ETF Flows Shift Crypto’s Trading Patterns
Posted by Colin Lambert. Last updated: June 6, 2024
This year’s ETF approvals in the US are starting to have a meaningful impact in crypto markets, as changes in daily trading patterns and exchange preferences suggest that institutional investors are wielding increasing influence in markets.
Bitcoin ETFs registered positive inflows in May reversing the trend from the previous month and making up 26% and 56% of Blackrock’s and Vanguard’s new funds so far this year, according to Bloomberg ETF analyst Eric Balchunas. Last month, 13F filings from the funds revealed that as of March more than 400 institutional investors were exposed to these vehicles with some heavy-weight trad-fi names such as hedge fund Millennium included. The SEC’s surprise decision to pave the way to Ether ETFs has further boosted the Wall Street takeover of crypto.
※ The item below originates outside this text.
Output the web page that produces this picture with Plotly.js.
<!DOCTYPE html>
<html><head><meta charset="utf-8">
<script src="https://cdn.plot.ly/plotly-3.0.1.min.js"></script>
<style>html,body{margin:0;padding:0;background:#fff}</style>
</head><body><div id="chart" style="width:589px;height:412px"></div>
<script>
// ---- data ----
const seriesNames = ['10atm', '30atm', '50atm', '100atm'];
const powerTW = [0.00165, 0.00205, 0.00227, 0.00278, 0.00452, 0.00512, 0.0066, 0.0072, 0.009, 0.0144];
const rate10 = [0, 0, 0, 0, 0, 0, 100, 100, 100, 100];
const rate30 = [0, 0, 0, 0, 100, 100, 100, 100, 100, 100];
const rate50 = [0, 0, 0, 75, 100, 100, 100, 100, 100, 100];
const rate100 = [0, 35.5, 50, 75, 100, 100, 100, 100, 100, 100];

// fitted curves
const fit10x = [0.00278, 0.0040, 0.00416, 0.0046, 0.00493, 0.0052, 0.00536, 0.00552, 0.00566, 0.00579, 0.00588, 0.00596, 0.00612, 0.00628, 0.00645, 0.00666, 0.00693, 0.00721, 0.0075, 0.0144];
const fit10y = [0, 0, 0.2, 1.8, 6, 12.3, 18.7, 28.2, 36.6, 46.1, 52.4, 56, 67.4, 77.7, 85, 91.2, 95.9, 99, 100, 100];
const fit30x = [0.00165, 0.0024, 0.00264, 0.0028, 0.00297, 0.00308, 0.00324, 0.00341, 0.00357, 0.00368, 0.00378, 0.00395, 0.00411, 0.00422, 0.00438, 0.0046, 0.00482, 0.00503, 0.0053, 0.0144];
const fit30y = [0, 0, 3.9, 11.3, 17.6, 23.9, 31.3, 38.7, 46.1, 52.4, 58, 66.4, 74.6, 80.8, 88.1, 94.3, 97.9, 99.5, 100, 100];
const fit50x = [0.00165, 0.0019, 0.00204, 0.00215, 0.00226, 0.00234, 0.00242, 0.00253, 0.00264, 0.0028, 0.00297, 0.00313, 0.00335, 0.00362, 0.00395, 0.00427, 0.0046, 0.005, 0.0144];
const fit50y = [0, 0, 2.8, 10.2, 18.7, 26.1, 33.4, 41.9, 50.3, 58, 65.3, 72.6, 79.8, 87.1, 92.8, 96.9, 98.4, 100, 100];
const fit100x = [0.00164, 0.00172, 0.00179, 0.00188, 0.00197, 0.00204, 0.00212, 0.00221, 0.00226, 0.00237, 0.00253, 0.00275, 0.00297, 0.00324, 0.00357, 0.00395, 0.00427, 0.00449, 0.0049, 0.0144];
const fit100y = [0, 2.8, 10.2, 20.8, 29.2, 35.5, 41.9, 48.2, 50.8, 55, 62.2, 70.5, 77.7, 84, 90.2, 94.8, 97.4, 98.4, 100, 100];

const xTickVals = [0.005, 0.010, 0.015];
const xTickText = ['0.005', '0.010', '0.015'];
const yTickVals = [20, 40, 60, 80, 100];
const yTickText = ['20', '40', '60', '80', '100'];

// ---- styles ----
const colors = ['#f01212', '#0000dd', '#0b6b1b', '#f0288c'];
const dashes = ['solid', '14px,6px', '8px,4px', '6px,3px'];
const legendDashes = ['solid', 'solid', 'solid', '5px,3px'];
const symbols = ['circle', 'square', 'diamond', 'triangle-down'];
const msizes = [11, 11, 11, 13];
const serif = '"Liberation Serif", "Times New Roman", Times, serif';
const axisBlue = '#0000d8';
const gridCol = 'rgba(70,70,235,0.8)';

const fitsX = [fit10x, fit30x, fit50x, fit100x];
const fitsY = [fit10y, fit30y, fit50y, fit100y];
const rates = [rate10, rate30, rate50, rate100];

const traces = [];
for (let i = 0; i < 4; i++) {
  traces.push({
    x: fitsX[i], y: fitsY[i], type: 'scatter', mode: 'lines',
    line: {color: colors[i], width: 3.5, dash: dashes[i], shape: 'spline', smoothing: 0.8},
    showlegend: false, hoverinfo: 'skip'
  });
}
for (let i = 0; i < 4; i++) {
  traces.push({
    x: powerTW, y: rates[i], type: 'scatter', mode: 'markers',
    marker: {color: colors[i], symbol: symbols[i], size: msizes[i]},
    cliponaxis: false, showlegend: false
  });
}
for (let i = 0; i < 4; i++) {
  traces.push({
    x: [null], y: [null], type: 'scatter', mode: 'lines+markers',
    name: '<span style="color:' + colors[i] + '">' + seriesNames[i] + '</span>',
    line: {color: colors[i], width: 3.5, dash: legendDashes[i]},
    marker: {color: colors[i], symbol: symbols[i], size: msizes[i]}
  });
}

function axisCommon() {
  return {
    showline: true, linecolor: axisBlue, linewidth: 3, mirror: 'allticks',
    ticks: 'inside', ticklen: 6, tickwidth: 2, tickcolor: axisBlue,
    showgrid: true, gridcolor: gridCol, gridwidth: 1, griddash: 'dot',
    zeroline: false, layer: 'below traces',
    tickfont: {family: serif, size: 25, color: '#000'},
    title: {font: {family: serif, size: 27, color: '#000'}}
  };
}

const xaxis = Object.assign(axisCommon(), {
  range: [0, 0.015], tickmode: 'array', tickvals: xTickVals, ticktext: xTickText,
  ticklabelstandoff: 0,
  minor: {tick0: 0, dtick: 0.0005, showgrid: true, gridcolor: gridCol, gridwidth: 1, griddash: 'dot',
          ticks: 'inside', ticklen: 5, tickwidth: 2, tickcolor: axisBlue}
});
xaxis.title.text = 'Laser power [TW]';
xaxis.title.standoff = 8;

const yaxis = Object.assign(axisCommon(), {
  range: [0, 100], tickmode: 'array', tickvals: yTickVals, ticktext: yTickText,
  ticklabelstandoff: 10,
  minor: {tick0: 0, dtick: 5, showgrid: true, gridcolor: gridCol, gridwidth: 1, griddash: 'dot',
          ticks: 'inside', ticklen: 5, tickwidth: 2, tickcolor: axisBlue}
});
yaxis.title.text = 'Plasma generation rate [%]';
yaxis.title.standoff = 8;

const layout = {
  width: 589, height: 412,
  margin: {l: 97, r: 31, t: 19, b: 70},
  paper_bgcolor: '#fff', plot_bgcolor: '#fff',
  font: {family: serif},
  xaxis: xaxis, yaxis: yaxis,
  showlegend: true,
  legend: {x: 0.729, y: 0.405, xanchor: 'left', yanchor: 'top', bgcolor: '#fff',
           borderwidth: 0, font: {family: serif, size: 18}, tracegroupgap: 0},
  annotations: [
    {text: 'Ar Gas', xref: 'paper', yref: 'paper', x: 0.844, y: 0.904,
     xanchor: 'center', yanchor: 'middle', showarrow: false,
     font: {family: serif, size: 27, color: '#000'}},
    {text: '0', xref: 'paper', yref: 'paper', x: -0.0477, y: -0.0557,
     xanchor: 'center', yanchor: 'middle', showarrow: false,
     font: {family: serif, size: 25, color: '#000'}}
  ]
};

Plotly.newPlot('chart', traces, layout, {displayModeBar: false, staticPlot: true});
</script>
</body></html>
These changes are showing up in daily trading: data company Kaiko notes that volumes since the launch have become more concentrated in US hours with noticeable volume spikes around when equity markets open (14H UTC) and close (20H UTC).
The portion of deals done when stock markets close in the US has nearly doubled since 2021, rising to 7.2% this year from 4.9% during Bitcoin’s last bull run three years ago, Kaiko says, adding that the increase comes at the expense of Hong Kong and Sydney, where activity around the end of the day has declined.
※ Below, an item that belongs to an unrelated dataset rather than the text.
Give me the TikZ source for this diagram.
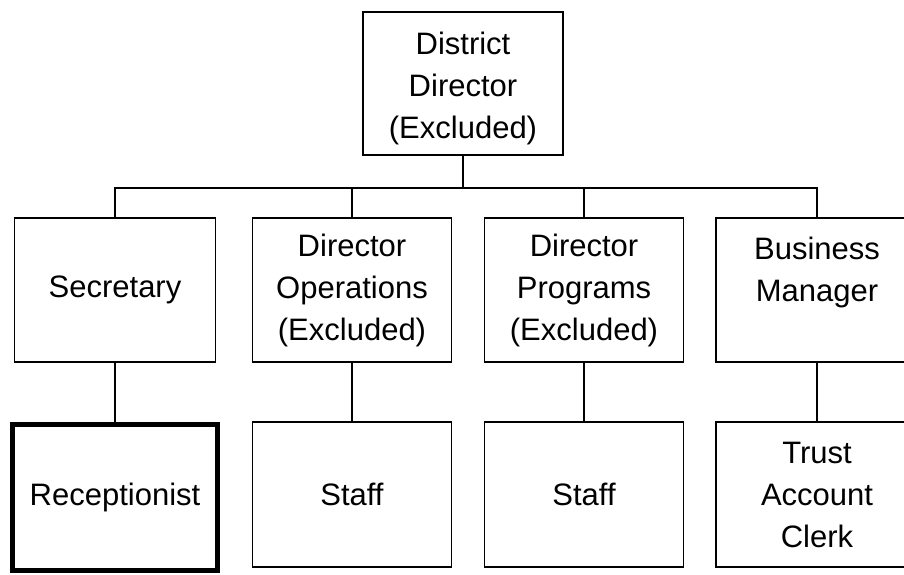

“This trend is likely linked to Bitcoin ETFs, which calculate their net asset value (NAV) against dedicated benchmarks at the US close each weekday, encouraging arbitrage and price discovery,” Kaiko researchers note.
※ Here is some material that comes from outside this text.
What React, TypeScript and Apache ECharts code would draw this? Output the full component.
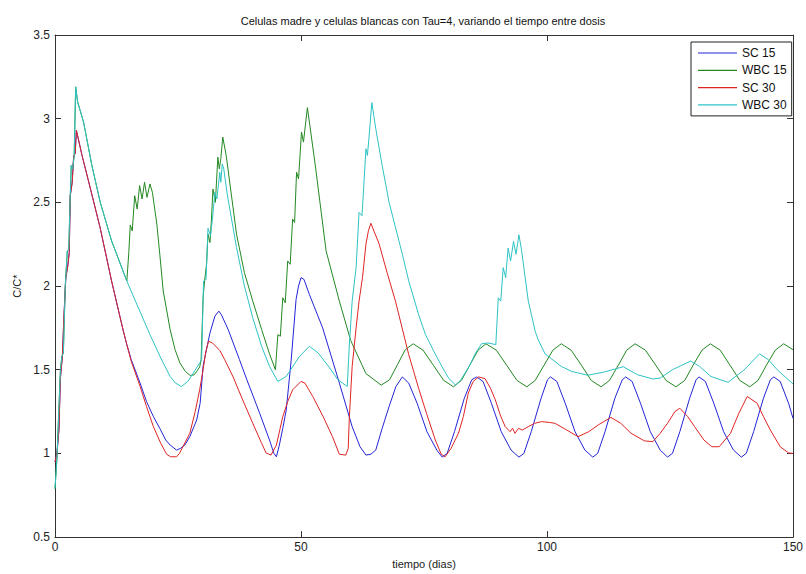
import React, { useEffect, useRef } from 'react';
import * as echarts from 'echarts';

const titleText = 'Celulas madre y celulas blancas con Tau=4, variando el tiempo entre dosis';
const xName = 'tiempo (dias)';
const yName = 'C/C*';
const seriesNames = ['SC 15', 'WBC 15', 'SC 30', 'WBC 30'];
const seriesColors = ['#2424d8', '#238823', '#e02424', '#2ec3c3'];

// shared first dose (identical for both schedules)
const scEarly: number[][] = [
  [0, 0.95], [0.4, 1.0], [0.8, 1.14], [1.1, 1.45], [1.5, 1.58], [1.8, 1.81], [2.2, 2.05], [2.6, 2.12],
  [2.9, 2.2], [3.1, 2.54], [3.5, 2.62], [3.8, 2.78], [4.1, 2.79], [4.35, 2.93], [5.5, 2.78], [7.3, 2.57],
  [9.2, 2.345], [11.5, 2.03], [13.9, 1.73], [14.6, 1.65],
];
const wbcEarly: number[][] = [
  [0, 0.79], [0.4, 0.97], [0.7, 1.2], [1.1, 1.5], [1.4, 1.58], [1.7, 1.6], [2.1, 2.01], [2.5, 2.21],
  [2.8, 2.22], [3.0, 2.44], [3.3, 2.72], [3.6, 2.7], [3.9, 2.78], [4.2, 3.19], [4.6, 3.1], [5.8, 2.98],
  [7.5, 2.72], [9.2, 2.5], [11.5, 2.27], [14.6, 2.03],
];

const sc15Rest: number[][] = [
  [15.5, 1.56], [17.3, 1.42], [18.6, 1.31], [20, 1.22], [21.3, 1.15], [22.5, 1.08], [23.4, 1.05], [24.7, 1.02],
  [25.5, 1.03], [26.4, 1.05], [27.4, 1.1], [28.8, 1.2], [29.5, 1.3], [30.1, 1.52], [30.5, 1.58], [31.5, 1.72],
  [32.5, 1.82], [33.3, 1.85], [33.8, 1.83], [35.2, 1.74], [37.5, 1.56], [39, 1.44], [41.6, 1.24], [43.6, 1.08],
  [44.5, 1.0], [45, 0.98], [45.6, 1.05], [46.3, 1.15], [47, 1.26], [48, 1.556], [49, 1.92], [49.5, 2.0],
  [50, 2.05], [50.6, 2.04], [51.7, 1.95], [54.4, 1.75], [57.8, 1.42], [60.4, 1.16], [62, 1.04], [63.2, 0.99],
  [64.2, 0.995], [65.2, 1.02], [66.5, 1.15], [67.9, 1.28], [69.3, 1.4], [70.6, 1.457], [71.9, 1.42], [73.6, 1.3],
  [75.6, 1.13], [77.6, 1.02], [78.7, 0.978], [79.7, 1.0], [81.2, 1.13], [83.2, 1.33], [84.7, 1.44], [85.7, 1.457],
  [87, 1.43], [88.7, 1.3], [90.7, 1.13], [92.7, 1.02], [94.3, 0.978], [95.3, 1.0], [96.8, 1.13], [98.8, 1.33],
  [100.1, 1.44], [100.7, 1.457], [102, 1.43], [103.7, 1.3], [105.7, 1.13], [107.7, 1.02], [109.3, 0.978], [110.3, 1.0],
  [111.8, 1.13], [113.8, 1.33], [115.3, 1.44], [116, 1.457], [117.3, 1.43], [119, 1.3], [121, 1.13], [123, 1.02],
  [124.5, 0.978], [125.5, 1.0], [127, 1.13], [129, 1.33], [130.3, 1.44], [130.9, 1.457], [132.2, 1.43], [133.9, 1.3],
  [135.9, 1.13], [137.9, 1.02], [139.5, 0.978], [140.5, 1.0], [142, 1.13], [144, 1.33], [145.4, 1.44], [146.1, 1.457],
  [147.4, 1.43], [149.1, 1.3], [150, 1.21],
];

const wbc15Rest: number[][] = [
  [15.0, 2.2], [15.3, 2.365], [15.7, 2.33], [16.2, 2.54], [16.7, 2.46], [17.2, 2.6], [17.7, 2.52], [18.2, 2.62],
  [18.7, 2.53], [19.3, 2.61], [19.8, 2.56], [20.7, 2.37], [21.3, 2.19], [22, 1.97], [23.4, 1.74], [24.4, 1.62],
  [25.4, 1.54], [26.5, 1.49], [27.5, 1.465], [28.3, 1.47], [28.8, 1.49], [29.4, 1.516], [29.7, 1.56], [30.1, 1.93],
  [30.4, 2.03], [30.8, 2.13], [31.1, 2.31], [31.5, 2.26], [31.8, 2.4], [32.1, 2.58], [32.6, 2.5], [33.1, 2.77],
  [33.4, 2.7], [33.7, 2.76], [34.1, 2.89], [34.8, 2.78], [36.9, 2.31], [38.5, 2.08], [40.2, 1.91], [42, 1.74],
  [43.6, 1.595], [44.8, 1.5], [45.3, 1.71], [45.8, 1.7], [46.3, 1.93], [46.8, 1.9], [47.3, 2.15], [47.8, 2.13],
  [48.3, 2.4], [48.7, 2.38], [49.1, 2.68], [49.5, 2.64], [50.1, 2.92], [50.5, 2.86], [51.3, 3.066], [51.8, 2.96],
  [53, 2.7], [55.1, 2.21], [57.8, 1.91], [60.1, 1.675], [63.2, 1.477], [66.3, 1.408], [68.0, 1.44], [69.6, 1.53],
  [71.2, 1.62], [72.8, 1.655], [74.8, 1.617], [76.9, 1.527], [79.0, 1.436], [81.0, 1.398], [82.6, 1.436], [84.3, 1.527],
  [86.0, 1.617], [87.6, 1.655], [89.7, 1.617], [91.8, 1.527], [93.9, 1.436], [95.9, 1.398], [97.6, 1.436], [99.4, 1.527],
  [101.2, 1.617], [102.9, 1.655], [104.9, 1.617], [107.0, 1.527], [109.0, 1.436], [111.0, 1.398], [112.7, 1.436], [114.5, 1.527],
  [116.2, 1.617], [117.9, 1.655], [120.0, 1.617], [122.1, 1.527], [124.2, 1.436], [126.2, 1.398], [128.0, 1.436], [129.7, 1.527],
  [131.5, 1.617], [133.2, 1.655], [135.2, 1.617], [137.2, 1.527], [139.2, 1.436], [141.2, 1.398], [142.9, 1.436], [144.6, 1.527],
  [146.4, 1.617], [148.1, 1.655], [150, 1.62],
];

const sc30Rest: number[][] = [
  [15.5, 1.55], [17.3, 1.4], [18.6, 1.28], [20, 1.16], [21.5, 1.06], [22.7, 0.995], [23.5, 0.98], [24.7, 0.98],
  [25.3, 1.0], [26, 1.04], [27.4, 1.12], [28.5, 1.25], [29.4, 1.38], [30.1, 1.5], [30.6, 1.6], [31.2, 1.67],
  [32, 1.66], [33.5, 1.615], [34.5, 1.56], [36.2, 1.457], [38, 1.33], [40.2, 1.18], [42, 1.06], [42.9, 1.003],
  [43.9, 0.99], [45, 1.05], [46.3, 1.22], [47.3, 1.31], [48.3, 1.38], [50, 1.43], [50.8, 1.42], [52.4, 1.34],
  [54.5, 1.22], [56.4, 1.1], [57.8, 0.995], [59.1, 0.99], [59.6, 1.03], [59.8, 1.2], [60.4, 1.52], [61.2, 1.75],
  [61.8, 1.91], [62.5, 2.05], [63.2, 2.25], [63.7, 2.33], [64.2, 2.375], [65.9, 2.25], [67.5, 2.08], [69.2, 1.91],
  [71.9, 1.59], [73.9, 1.39], [75.5, 1.24], [77.3, 1.08], [78.5, 0.995], [79.3, 0.98], [80.5, 1.03], [82, 1.12],
  [83, 1.22], [84, 1.36], [85, 1.43], [86.1, 1.457], [87.4, 1.447], [88.5, 1.39], [89.5, 1.32], [90.5, 1.23],
  [91.5, 1.16], [92.5, 1.13], [93, 1.15], [93.5, 1.12], [94.2, 1.15], [95, 1.14], [96.2, 1.16], [97.5, 1.18],
  [98.9, 1.19], [100.5, 1.185], [101.6, 1.18], [104, 1.14], [106.3, 1.1], [108.5, 1.13], [110.4, 1.17], [113, 1.215],
  [115, 1.18], [117.1, 1.12], [119.8, 1.075], [121.5, 1.07], [123, 1.12], [124.5, 1.18], [126, 1.25], [127, 1.27],
  [128.6, 1.22], [130, 1.16], [131.9, 1.08], [133.5, 1.04], [135, 1.04], [137.3, 1.12], [139, 1.24], [140.7, 1.34],
  [142.7, 1.3], [144, 1.22], [145.4, 1.14], [147.4, 1.04], [149.1, 1.003], [150, 1.0],
];

const wbc30Rest: number[][] = [
  [16.5, 1.9], [19.3, 1.71], [21.5, 1.57], [23.4, 1.46], [24.5, 1.42], [25.7, 1.4], [27, 1.43], [28.1, 1.48],
  [29.4, 1.54], [29.8, 1.556], [30.0, 1.8], [30.2, 2.03], [30.7, 2.04], [31.1, 2.345], [31.6, 2.3], [32.0, 2.4],
  [32.5, 2.56], [32.9, 2.52], [33.5, 2.68], [33.7, 2.62], [34.0, 2.73], [34.3, 2.7], [35.0, 2.55], [36.9, 2.23],
  [38.5, 2.0], [40.2, 1.81], [42, 1.64], [43.6, 1.52], [45.3, 1.43], [47, 1.46], [49.7, 1.58], [51.7, 1.64],
  [53.5, 1.6], [55.7, 1.516], [57.5, 1.44], [59.4, 1.4], [59.8, 1.635], [60.4, 1.91], [61.2, 2.11], [61.8, 2.44],
  [62.4, 2.42], [63.2, 2.82], [63.5, 2.78], [63.8, 2.88], [64.4, 3.096], [65.2, 2.94], [66.5, 2.72], [67.9, 2.5],
  [70.6, 2.19], [71.9, 2.03], [73.9, 1.83], [75.3, 1.71], [77, 1.61], [78.7, 1.516], [80, 1.45], [81.4, 1.408],
  [82.5, 1.44], [84.1, 1.516], [85.5, 1.6], [86.7, 1.655], [88, 1.66], [89.6, 1.65], [90.1, 1.93], [90.6, 1.91],
  [91.1, 2.11], [91.6, 2.05], [92.1, 2.227], [92.6, 2.15], [93.2, 2.267], [93.7, 2.19], [94.3, 2.306], [94.8, 2.22],
  [96.2, 1.91], [97.6, 1.73], [98.2, 1.68], [99.6, 1.595], [102.9, 1.52], [105, 1.49], [108.3, 1.467], [111.7, 1.487],
  [115.5, 1.518], [118.4, 1.47], [121.5, 1.445], [123, 1.45], [125.5, 1.5], [129.2, 1.552], [131, 1.52], [133.3, 1.46],
  [136.8, 1.425], [140, 1.497], [143.2, 1.595], [145, 1.56], [146.8, 1.5], [150, 1.415],
];

const xTicks = { min: 0, max: 150, interval: 50 };
const yTicks = { min: 0.5, max: 3.5, interval: 0.5 };

const FONT = 'Liberation Sans, Arial, sans-serif';

export default function App() {
  const ref = useRef<HTMLDivElement>(null);
  useEffect(() => {
    document.body.style.margin = '0';
    const chart = echarts.init(ref.current!, null, { renderer: 'svg' });
    const axisLine = { show: true, onZero: false, lineStyle: { color: '#333', width: 1 } };
    const tick = { show: true, inside: true, length: 6, lineStyle: { color: '#333', width: 1 } };
    const seriesData = [
      scEarly.concat(sc15Rest),
      wbcEarly.concat(wbc15Rest),
      scEarly.concat(sc30Rest),
      wbcEarly.concat(wbc30Rest),
    ];
    chart.setOption({
      animation: false,
      backgroundColor: '#ffffff',
      textStyle: { fontFamily: FONT },
      grid: { left: 55, right: 10, top: 35, bottom: 32, containLabel: false },
      graphic: [
        {
          type: 'text',
          x: 423,
          y: 21,
          style: {
            text: titleText,
            textAlign: 'center',
            textVerticalAlign: 'middle',
            fontSize: 11,
            fontFamily: FONT,
            fill: '#111',
          },
        },
      ],
      xAxis: [
        {
          type: 'value',
          ...xTicks,
          position: 'bottom',
          axisLine,
          axisTick: tick,
          splitLine: { show: false },
          axisLabel: { fontSize: 12, color: '#222', margin: 4, fontFamily: FONT },
          name: xName,
          nameLocation: 'middle',
          nameGap: 18,
          nameTextStyle: { fontSize: 11, color: '#222', fontFamily: FONT },
        },
        {
          type: 'value',
          ...xTicks,
          position: 'top',
          axisLine,
          axisTick: tick,
          splitLine: { show: false },
          axisLabel: { show: false },
        },
      ],
      yAxis: [
        {
          type: 'value',
          ...yTicks,
          position: 'left',
          axisLine,
          axisTick: tick,
          splitLine: { show: false },
          axisLabel: { fontSize: 12, color: '#222', margin: 5, fontFamily: FONT },
          name: yName,
          nameLocation: 'middle',
          nameGap: 33,
          nameTextStyle: { fontSize: 11, color: '#222', fontFamily: FONT },
        },
        {
          type: 'value',
          ...yTicks,
          position: 'right',
          axisLine,
          axisTick: tick,
          splitLine: { show: false },
          axisLabel: { show: false },
        },
      ],
      legend: {
        data: seriesNames,
        orient: 'vertical',
        left: 691,
        top: 42,
        padding: [4, 5, 4, 7],
        icon: 'rect',
        itemWidth: 39,
        itemHeight: 1.2,
        itemGap: 3.3,
        borderColor: '#222',
        borderWidth: 1,
        backgroundColor: '#fff',
        textStyle: { fontSize: 12, lineHeight: 14, color: '#111', fontFamily: FONT },
      },
      series: seriesNames.map((name, i) => ({
        name,
        type: 'line',
        xAxisIndex: 0,
        yAxisIndex: 0,
        data: seriesData[i],
        symbol: 'none',
        showSymbol: false,
        color: seriesColors[i],
        lineStyle: { color: seriesColors[i], width: 1 },
      })),
    });
    return () => chart.dispose();
  }, []);
  return <div ref={ref} style={{ width: 806, height: 574 }} />;
}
The changes are also showing up on exchanges. CME Group’s market share in crypto derivatives hit a three-year high and the exchange notched up a new record for Ether options in May, according to CCData, after the SEC paved the way for the launch of ETH ETFs in a surprise decision last month.
The Chicago-based exchange had a 3.11% share of the digital assets derivatives market and it saw a 37.5% increase in ether futures volumes, both hitting levels last seen in 2021. The exchange has also registered a significant jump in options trading volumes in Ether, which rose 115% in May to a new all-time high at just below $1 billion. Bitcoin futures volumes dropped off to $86.8 billion. “This significant increase underscores the growing institutional interest in Ethereum, particularly after the recent approval of spot Ethereum ETFs,” CCData analysts say.
The increase in activity from professional investors is also changing up the hierarchy of fiat currencies that are used in the space. The dollar is used as the fiat currency of choice for 50% of crypto transactions, up from 30% in September, Kaiko highlights. The research company also noted that the Korean won lost steam in the second quarter in terms of volumes after briefly surpassing the dollar as the dominant currency in the first three months of the year, but the euro has fared less well, with the Turkish lira overtaking it as the third most used fiat unit.
Researchers have warned, however, that some of the changes, especially around intraday trading patterns, could make markets unstable in time of uncertainty. “This concentration of liquidity in a short time frame could potentially increase intra-day volatility, especially during periods of market stress,” Kaiko’s researchers warn.